L’attente entre ces deux consultations et l’hospitalisation fut longue et son état s’est dégradé. Notre mère semblait avoir choisi de dormir jusqu’à la date fatidique. Elle a passé cette période très souvent alitée. Son corps lâchait prise. Elle comptait chaque jour qui la rapprochait de la date choisie.
Nous avons pris la route la veille, ses 4 enfants à ses côtés et ses 2 belles filles.
Elle fut très bien accueillie dans un hôpital bruxellois, l’admission se fit sans problème et l’équipe de soin (infirmier/es), aide-soignante…) fut discrète. Une chambre l’attendait et je pouvais passer la nuit auprès d’elle.
Mes frères et belles sœurs dormirent à l’hôtel. Cette dernière soirée et cette dernière nuit entre mère et fille ouvrirent la porte à une vague d’émotions. Nous savions l’une et l’autre que le temps nous était compté et les mots d’amour et de réconfort ont pu encore se dire. Elle a réussi à se laisser porter, à se laisser aller et a comme cessé de lutter. Elle avait peur de nous laisser, mais pas de mourir.
Le lendemain matin nous l’entourions tous. Cette chambre était pour moi comme hors du temps, elle devenait une bulle sécurisante d’émotions intenses, de sensations fortes, de tristesse, de peine, de peur, de larmes, mais jamais de doute. Nous avions atteint ensemble l’ultime destination, soudés et solidaires autour de notre mère. Elle a redit calmement au médecin qu’elle était prête et qu’elle maintenait sa volonté de mourir ce jour. Son regard était à la fois intense et paisible, émouvant de sérénité et de détermination. Il me marquera à vie. Elle s’est endormie sans souffrance, pour toujours accompagnée des siens.
Ce fut pour moi un déchirement, mais il me reste un profond respect et une grande admiration pour son courage et sa détermination.
Ce témoignage s’adresse aux familles qui mèneront ce même chemin d’accompagnement, mais aussi aux opposants de l’euthanasie. Cette démarche n’est ni simpliste, ni binaire. Il n’est pas aisé d’accompagner la personne que l’on aime vers la mort. Tous les sentiments s’entremêlent. Des montagnes de questions se dressent devant nous. Et notre rapport à la vie, à la mort est secoué, bouleversé.
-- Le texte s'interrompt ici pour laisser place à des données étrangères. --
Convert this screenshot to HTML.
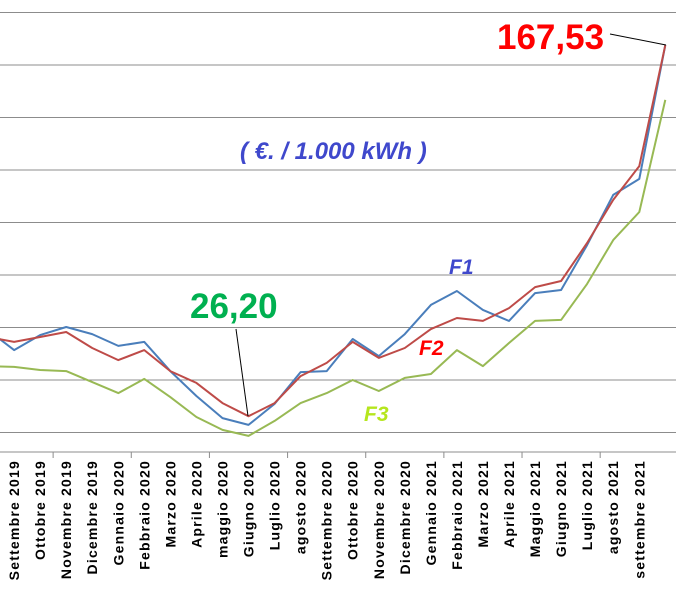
<!DOCTYPE html>
<html><head><meta charset="utf-8"><style>
html,body{margin:0;padding:0;background:#fff;}
svg{display:block;font-family:"Liberation Sans",sans-serif;}
</style></head><body>
<svg id="chart" width="676" height="609" viewBox="0 0 676 609" xmlns="http://www.w3.org/2000/svg">
<g id="grid"></g>
<g id="axis"></g>
<g id="series"></g>
<g id="labels"></g>
<line x1="610" y1="34" x2="666" y2="45" stroke="#000" stroke-width="1"/>
<text x="497" y="49" font-size="35" font-weight="bold" fill="#ff0000">167,53</text>
<line x1="236" y1="329" x2="248" y2="416" stroke="#000" stroke-width="1"/>
<text x="190" y="318" font-size="35" font-weight="bold" fill="#00b050">26,20</text>
<text x="240" y="159" font-size="24" font-weight="bold" font-style="italic" fill="#3f48cc">( €. / 1.000 kWh )</text>
<text x="449" y="274" font-size="21" font-weight="bold" font-style="italic" fill="#3f48cc">F1</text>
<text x="419" y="355" font-size="21" font-weight="bold" font-style="italic" fill="#ff0000">F2</text>
<text x="364" y="421" font-size="21" font-weight="bold" font-style="italic" fill="#b5e61d">F3</text>
</svg>
<script>
const categories=["agosto 2019","Settembre 2019","Ottobre 2019","Novembre 2019","Dicembre 2019","Gennaio 2020","Febbraio 2020","Marzo 2020","Aprile 2020","maggio 2020","Giugno 2020","Luglio 2020","agosto 2020","Settembre 2020","Ottobre 2020","Novembre 2020","Dicembre 2020","Gennaio 2021","Febbraio 2021","Marzo 2021","Aprile 2021","Maggio 2021","Giugno 2021","Luglio 2021","agosto 2021","settembre 2021","ottobre 2021"];
const shownLabels=[false,true,true,true,true,true,true,true,true,true,true,true,true,true,true,true,true,true,true,true,true,true,true,true,true,true,false];
const f1Values=[59.0,51.4,57.1,60.2,57.5,53.0,54.5,43.4,33.9,25.5,22.9,30.9,43.0,43.4,55.6,49.1,57.5,68.6,73.9,66.7,62.5,73.1,74.3,91.4,110.5,116.6,167.6];
const f2Values=[56.4,54.5,56.4,58.3,52.2,47.6,51.4,43.4,38.9,31.2,26.2,31.2,41.5,46.5,54.5,48.4,52.2,59.4,63.6,62.5,67.4,75.4,77.7,92.2,108.6,121.5,167.53];
const f3Values=[45.3,45.0,43.8,43.4,39.2,35.0,40.4,33.5,25.9,21.0,18.7,24.4,31.2,35.0,40.0,35.8,40.8,42.3,51.4,45.3,54.1,62.5,62.9,76.6,93.3,104.0,146.7];
const gridTicks=[20,40,60,80,100,120,140,160,180];

const NS="http://www.w3.org/2000/svg";
function xPos(i){return -12+26.05*i;}
function yPos(v){return 485-2.625*v;}
function mk(tag,attrs,parent){const e=document.createElementNS(NS,tag);for(const k in attrs)e.setAttribute(k,attrs[k]);parent.appendChild(e);return e;}

const grid=document.getElementById('grid');
gridTicks.forEach(t=>{
  const l=mk('line',{x1:0,x2:676,y1:yPos(t),y2:yPos(t),stroke:'#8c8c8c','stroke-width':1},grid);
  
  
});
const axis=document.getElementById('axis');
const al=mk('line',{x1:0,x2:676,y1:452,y2:452,stroke:'#8c8c8c','stroke-width':1},axis);


for(let i=2;i<categories.length;i+=3){
  const x=(xPos(i)+xPos(i+1))/2;
  const tk=mk('line',{x1:x,x2:x,y1:452,y2:458,stroke:'#8c8c8c','stroke-width':1},axis);
  
  
}
const series=document.getElementById('series');
[[f3Values,'#98b954','f3-line'],[f1Values,'#4a7ebb','f1-line'],[f2Values,'#be4b48','f2-line']].forEach(([vals,col,name])=>{
  const pts=vals.map((v,i)=>xPos(i).toFixed(1)+','+yPos(v).toFixed(1)).join(' ');
  const p=mk('polyline',{points:pts,fill:'none',stroke:col,'stroke-width':2,'stroke-linejoin':'round'},series);
  
  
});
const labels=document.getElementById('labels');
categories.forEach((c,i)=>{
  if(!shownLabels[i])return;
  const x=xPos(i)+5;
  const t=mk('text',{x:0,y:0,transform:`translate(${x},460) rotate(-90)`,'text-anchor':'end','font-size':14,'letter-spacing':1.2,'font-weight':'bold',fill:'#000'},labels);
  t.textContent=c;
  
  
});
</script>
</body></html>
Il est difficile d’entendre, puis d’accepter la demande de son proche qui souhaite partir dans la dignité. Des mécanismes de défenses se déploient en nous pour retarder ce moment ultime. On espère inconsciemment, voire désespérément que cette demande passera. Et puis non, cette demande à mourir revient et revient encore. Alors, il faut accepter de regarder dans les yeux la souffrance de l’autre et avoir le courage de répondre à son appel à l’aide. Chaque individu devrait être libre de choisir sa vie. Et lorsque celle-ci devient insupportable, lorsque celle-ci n’a plus de sens, plus de goût, plus de plaisir, lorsque celle-ci n’est que subie, cet individu devrait avoir le droit d’y mettre fin en toute conscience, en homme et en femme libre. Ma mère est partie avant Noël en femme digne et libre.
Il est temps que La France, pays des droits de l’homme, cesse d’être hypocrite, car nombreux sont les Français qui sollicitent l’aide des pays qui autorisent l’euthanasie (Belgique, Suisse…). Il est temps que le parlement légifère enfin sur le droit à l’euthanasie en France et que ses détracteurs ne soient pas les seuls décideurs.
Je tire mon chapeau à la Belgique et remercie, médecins, soignants, hôpitaux, pompes funèbres, pour la qualité de leur accueil et pour leur professionnalisme.